Najczęściej dzieje się tak przy wilgotnej pogodzie (mgła/deszcz)
Miałem możliwość wymiany pedału gazu, by przekonać się że to nie on jest wadliwy, ale nie pomogło. 2 dni bez błędu i dzisiaj znowu.
Byłem u mechanika, który coś mi przy aucie już robił (rozrząd, oleje) , ale nie chciał brać się ani za diagnozę, ani za naprawę.

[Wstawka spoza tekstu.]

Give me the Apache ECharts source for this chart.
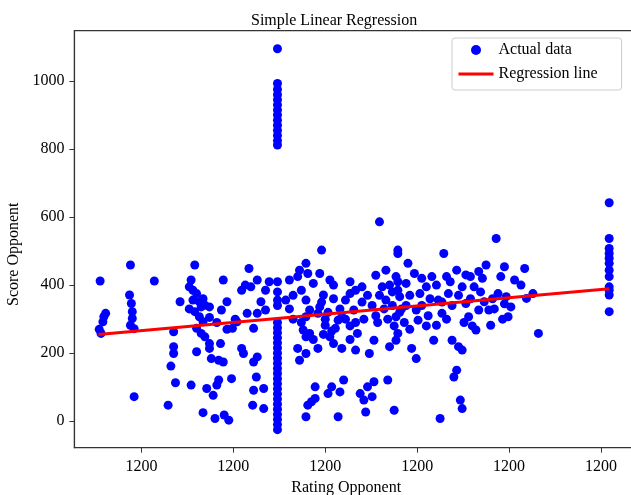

Pozostaje pytanie kto w Krakowie pomoże? Szukać elektryka czy jakiegoś mechanika od fiatów. Może kogoś sprytnego i .... uczciwego :-) może ktoś poleci?
-
zacznij od prostej rzeczy - czyszczenia klapy gaszącej zwanej czasem przepustnicą. dostęp jest dobry, jak nie masz dwóch lewych rąk to są to 2-3 godziny roboty. na youtube są filmiki jak się do tego zabrac
-
Od czyszczenia EGR i przepustnicy się zaczęła próba rozwiązania problemu. Jakiś rok temu została przeczyszczona po raz pierwszy i był spokój kilka miesięcy. Ok 2 msc temu zaraz po zaświeceniu błędów temat był powtórzony. Przepustnica była mocno ubrudzona olejem (zresztą dokładnie tak jak na filmiku z czarną cromą na yt), EGR powiedziałbym jak na rok używania auta w 90% w mieście był czysty. Niestety tym razem pomogło na kilka dni. Zastanawiałem się nad wymianą przepustnicy na inną. Ale w przeciwieństwie do pedału gazu to już większy wydatek :-) i brak pewności co do sprawności używki. Dodatkowo w temacie odpalania zastanawiam się nad problemem z rozrusznikiem bądź jego przewodami. Bo mimo full akumulatora (po 5 godzinach postoju po otwarciu maski 12,72V) potrafi powoli kręcić... tak że już prawie łapie, ale trzeba mu dać ze 3-4 sekundy aż zaskoczy. Wg mnie kręci po prostu za wolno. Stąd nie do końca wiem czy najpierw do dobrego elektryka nie podjechać by sprawdził wiązki, masy, czy co tam jeszcze można, a później dopiero do mechanika. Bo boje się że wymienią pół silnika, może i DPF a przyczyna będzie gdzieś tam w przyśniedziałym lub przetartym kablu :/ niestety sam nie sprawdzę, nawet do mesa nie mam dstępu. A co do elektryków w moim pobliżu to więcej osób ich nie poleca niż poleca.